What happened:
Austria and Denmark have announced measures to gradually reopen economic activity and schools, while keeping some restrictions in place, particularly for the at-risk groups of the population.
France, Spain, Belgium and Finland are also discussing plans on restarting their economies. In other European countries, rifts among political parties have emerged on how long to keep their economies shut down.
This is the backdrop against which the Eurozone finance ministers are holding a virtual meeting to discuss a rescue package potentially surpassing $500 billion. Individual countries have so far provided fiscal stimulus of up to 3 percent and liquidity guarantees up to 18 percent of their GDPs.

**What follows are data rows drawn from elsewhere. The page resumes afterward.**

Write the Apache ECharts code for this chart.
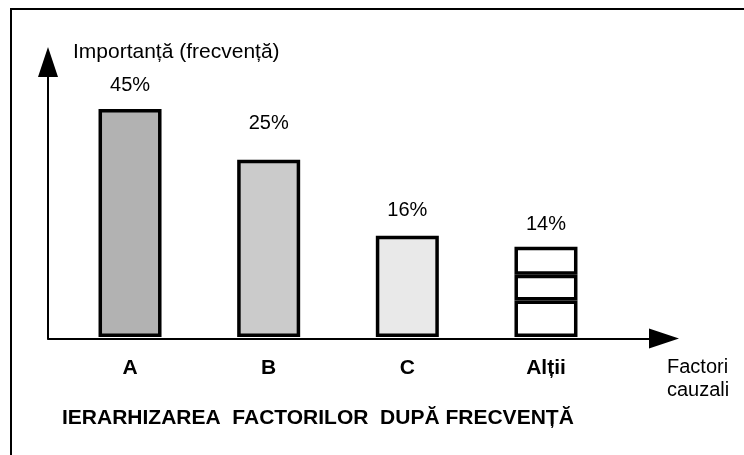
<!DOCTYPE html>
<html>
<head>
<meta charset="utf-8">
<script src="https://cdn.jsdelivr.net/npm/echarts@6/dist/echarts.min.js"></script>
<style>
  html, body { margin: 0; padding: 0; background: #fff; }
  #chart { width: 744px; height: 455px; }
</style>
</head>
<body>
<div id="chart"></div>
<script>
// data
const categories = ['A', 'B', 'C', 'Alții']
const percentLabels = ['45%', '25%', '16%', '14%']
// bar heights as drawn (the picture is not to scale), "Alții" is split in three pieces
const barHeights = [45, 35, 20, 7.2]
const altiiMiddle = ['-', '-', '-', 5.1]
const altiiTop = ['-', '-', '-', 5.5]

const FONT = '"Liberation Sans", Arial, sans-serif'

const chart = echarts.init(document.getElementById('chart'))

const fills = ['#b2b2b2', '#cbcbcb', '#e9e9e9', '#ffffff']
const labelGaps = [13, 26, 15, 12]

const mainData = barHeights.map((v, i) => ({
  value: v,
  itemStyle: { color: fills[i] },
  label: i < 3 ? { show: true, formatter: percentLabels[i], distance: labelGaps[i] } : { show: false },
}))
const midData = altiiMiddle.map((v) => (v === '-' ? '-' : { value: v, itemStyle: { color: '#fff' } }))
const topData = altiiTop.map((v, i) =>
  v === '-'
    ? '-'
    : { value: v, itemStyle: { color: '#fff' }, label: { show: true, formatter: percentLabels[i], distance: labelGaps[i] } }
)

const barSeries = (name, data) => ({
  name: name,
  type: 'bar',
  xAxisIndex: 1,
  yAxisIndex: 1,
  stack: 'f',
  barWidth: 63,
  data: data,
  itemStyle: { borderColor: '#000', borderWidth: 3.5 },
  label: { position: 'top', color: '#000', fontSize: 20, fontFamily: FONT },
})

const arrowLine = {
  show: true,
  symbol: ['none', 'triangle'],
  symbolSize: [20, 30],
  lineStyle: { color: '#000', width: 2 },
}

const option = {
  animation: false,
  textStyle: { fontFamily: FONT },
  title: {
    text: 'IERARHIZAREA  FACTORILOR  DUPĂ FRECVENȚĂ',
    left: 62,
    top: 408,
    padding: 0,
    textStyle: { color: '#000', fontSize: 21, fontWeight: 'bold', fontFamily: FONT },
  },
  graphic: [
    {
      type: 'rect',
      shape: { x: 11, y: 9, width: 800, height: 500 },
      style: { fill: 'none', stroke: '#000', lineWidth: 2 },
      silent: true,
    },
  ],
  grid: [
    { left: 48, right: 80, top: 62, bottom: 116.5 },
    { left: 60.7, right: 128.7, top: 58.3, bottom: 118 },
  ],
  xAxis: [
    {
      gridIndex: 0,
      type: 'value',
      min: 0,
      max: 1,
      axisLine: arrowLine,
      axisTick: { show: false },
      axisLabel: { show: false },
      splitLine: { show: false },
      name: 'Factori\ncauzali',
      nameLocation: 'end',
      nameGap: 3,
      nameTextStyle: {
        color: '#000',
        fontSize: 20,
        fontFamily: FONT,
        align: 'left',
        verticalAlign: 'top',
        lineHeight: 23,
        padding: [17, 0, 0, 0],
      },
    },
    {
      gridIndex: 1,
      type: 'category',
      data: categories,
      axisLine: { show: false },
      axisTick: { show: false },
      axisLabel: { margin: 21, color: '#000', fontSize: 21, fontWeight: 'bold', fontFamily: FONT },
    },
  ],
  yAxis: [
    {
      gridIndex: 0,
      type: 'value',
      min: 0,
      max: 1,
      axisLine: arrowLine,
      axisTick: { show: false },
      axisLabel: { show: false },
      splitLine: { show: false },
      name: 'Importanță (frecvență)',
      nameLocation: 'end',
      nameGap: 10,
      nameTextStyle: {
        color: '#000',
        fontSize: 21,
        fontFamily: FONT,
        align: 'left',
        verticalAlign: 'middle',
        padding: [0, 0, 0, 25],
      },
    },
    { gridIndex: 1, type: 'value', min: 0, max: 55, show: false },
  ],
  series: [barSeries('baza', mainData), barSeries('altii2', midData), barSeries('altii3', topData)],
}

chart.setOption(option)
</script>
</body>
</html>
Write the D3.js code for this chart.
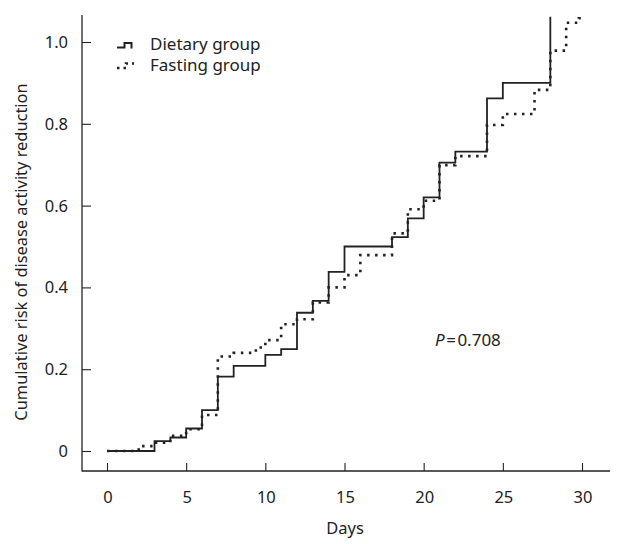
<!DOCTYPE html>
<html><head><meta charset="utf-8">
<script src="https://cdn.jsdelivr.net/npm/d3@7"></script>
<style>body{margin:0;background:#fff}svg{display:block}text{font-family:"Noto Sans",sans-serif;fill:#222}</style>
</head><body><svg id="c" width="627" height="544"></svg>
<script>
const dietaryDays   = [0,3,4,5,6,7,8,10,11,12,13,14,15,18,19,20,21,22,24,25,28,28];
const dietaryValues = [0,0.024,0.033,0.055,0.10,0.182,0.208,0.235,0.249,0.338,0.367,0.438,0.50,0.523,0.569,0.62,0.705,0.732,0.862,0.90,1.062,1.062];
const fastingDays   = [0,2,3,4,5,6,7,8,9.4,10,11,12,13,14,15,16,18,19,20,21,22,24,25,27,28,29,29.8,30.1];
const fastingValues = [0,0.012,0.02,0.037,0.053,0.088,0.231,0.24,0.253,0.271,0.31,0.322,0.363,0.40,0.43,0.479,0.532,0.591,0.612,0.699,0.721,0.797,0.824,0.883,0.979,1.047,1.058,1.058];
const xTicks = [0,5,10,15,20,25,30];
const yTicks = [0,0.2,0.4,0.6,0.8,1.0];
const yTickLabels = ["0","0.2","0.4","0.6","0.8","1.0"];

const svg = d3.select("#c");
const x = d3.scaleLinear().domain([0,30]).range([107,582]);
const y = d3.scaleLinear().domain([0,1]).range([451,42]);
const axisY0 = 471, axisX0 = 82;

svg.append("line").attr("x1",axisX0).attr("x2",axisX0).attr("y1",15).attr("y2",axisY0+0.5).attr("stroke","#222").attr("stroke-width",1.3);
svg.append("line").attr("x1",axisX0).attr("x2",610).attr("y1",axisY0).attr("y2",axisY0).attr("stroke","#222").attr("stroke-width",1.3);

const xa = svg.append("g").attr("transform",`translate(0,${axisY0})`)
  .call(d3.axisTop(x).tickValues(xTicks).tickSize(8).tickFormat(""));
xa.select(".domain").remove();
xa.selectAll("line").attr("stroke","#222").attr("stroke-width",1.1);
svg.append("g").selectAll("text").data(xTicks).join("text")
  .attr("x",d=>x(d)+1).attr("y",503).attr("text-anchor","middle").attr("font-size",16.5).text(d=>d);

const ya = svg.append("g").attr("transform",`translate(${axisX0},0)`)
  .call(d3.axisRight(y).tickValues(yTicks).tickSize(9).tickFormat(""));
ya.select(".domain").remove();
ya.selectAll("line").attr("stroke","#222").attr("stroke-width",1.1);
svg.append("g").selectAll("text").data(yTicks).join("text")
  .attr("x",68).attr("y",d=>y(d)+6).attr("text-anchor","end").attr("font-size",16.5).text((d,i)=>yTickLabels[i]);

svg.append("text").attr("x",345).attr("y",534).attr("text-anchor","middle").attr("font-size",16.5).text("Days");
svg.append("text").attr("transform","translate(27,252) rotate(-90)").attr("text-anchor","middle").attr("font-size",16.4)
  .text("Cumulative risk of disease activity reduction");

const line = d3.line().x(d=>x(d[0])).y(d=>y(d[1])).curve(d3.curveStepAfter);
const dData = dietaryDays.map((d,i)=>[d,dietaryValues[i]]);
const fData = fastingDays.map((d,i)=>[d,fastingValues[i]]);
svg.append("path").attr("d",line(fData)).attr("fill","none").attr("stroke","#222").attr("stroke-width",2.6).attr("stroke-dasharray","2.5,5.5");
svg.append("path").attr("d",line(dData)).attr("fill","none").attr("stroke","#222").attr("stroke-width",1.8);

// legend
svg.append("path").attr("d","M117,47.5H124.5V43H131.5V48.5").attr("fill","none").attr("stroke","#222").attr("stroke-width",2);
svg.append("path").attr("d","M117,68H126V63.5H134").attr("fill","none").attr("stroke","#222").attr("stroke-width",2.5).attr("stroke-dasharray","2.5,4");
svg.append("text").attr("x",150).attr("y",50).attr("font-size",17).text("Dietary group");
svg.append("text").attr("x",150).attr("y",71).attr("font-size",17).text("Fasting group");

const pt = svg.append("text").attr("x",435).attr("y",346).attr("font-size",17);
pt.append("tspan").attr("font-style","italic").text("P");
pt.append("tspan").attr("dx",1.5).text("=");
pt.append("tspan").attr("dx",1.5).text("0.708");
</script></body></html>
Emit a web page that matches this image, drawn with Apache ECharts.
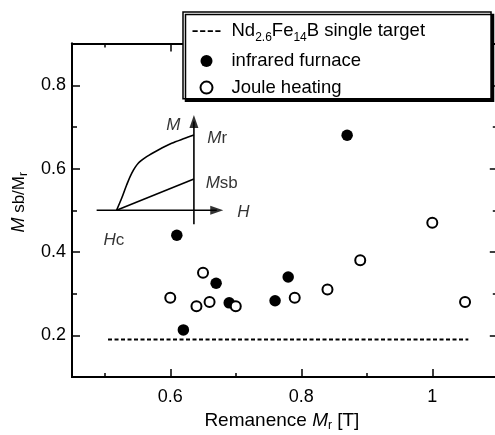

The focus of today’s meeting will be Eurozone measures. Under discussion will be using part of the European Stability Fund (with a remaining debt capacity of €410 billion), a €100-billion program for jobless schemes, and a €200-billion facility to provide liquidity to small- and medium-sized enterprises.
On Monday the Dow Jones jumped 7.7 percent on hopes that the coronavirus disease (COVID-19) outbreak was showing signs of slowing in major economies, and the gains continued into Asia with the Nikkei up 2 percent and the MSI Asia up more than 2 percent on the back of a nearly 3 percent rise on Monday. The STOXX 600 was up by 3 percent in early European trade, and US futures rose too.
Oil was also rising markedly on hopes that a virtual meeting of OPEC+ countries on Thursday will result in substantial production cuts and an end to the Saudi-Russian battle for market share.
Why it happened:
Eurozone finance ministers’ meeting: Hardest-hit Italy, France and Spain ask for coronabonds, which would be issued on a joint basis by all member states. Germany, Holland, Austria and some other northern states oppose a common issuance of debt for fear that they would be on the hook for debt to the highly indebted southern periphery of the eurozone indefinitely. They prefer the ESM (European Stability Mechanism) instead, which allows countries to borrow on their books.
To be fair, finding a solution acceptable to all is not easy in the eurozone. For one there are the Maastricht criteria, which stipulate that budget deficits must not exceed 3 percent and that total government debt must not be more than 60 percent of GDP, which most countries do not meet.
The euro is also a single currency spanning 19 countries with 19 different fiscal regimes, which makes crisis management difficult to say the least.
The northern European states have been criticized for their opposition to common debt in the face of a crisis. The main question is what to do with Italy once the COVID-19 crisis subsides. By then the total government debt to GDP may well exceed 150 percent of GDP.
In a show of solidarity German Chancellor Angela Merkel said on Monday that “more Europe, a stronger Europe and a functioning Europe was needed” to overcome the crisis. Her government still opposes any form of common pooling of debt.
Where we go from here:
It might be overly optimistic to interpret at the current stock market gains that the market has found its level. J. P. Morgan’s chief Jamie Dimon warned that the COVID-19 crisis should be compared to the 2008 financial crisis. Veteran investor and market watcher Tom Barrack of Colony Capital was even more bleak in his outlook.
The OPEC+ meeting will in all probability find a compromise, if for no other reason than that the world is running out of storage space for both crude and products. There is a possibility of a G20 virtual meeting of energy ministers, which could provide an opening for Mexico, Brazil and Canada to join in. Norway is also said to be looking at participating in a global reduction of output.
Speaker of the US House of Representatives Nancy Pelosi is asking for an additional rescue package of $1 trillion.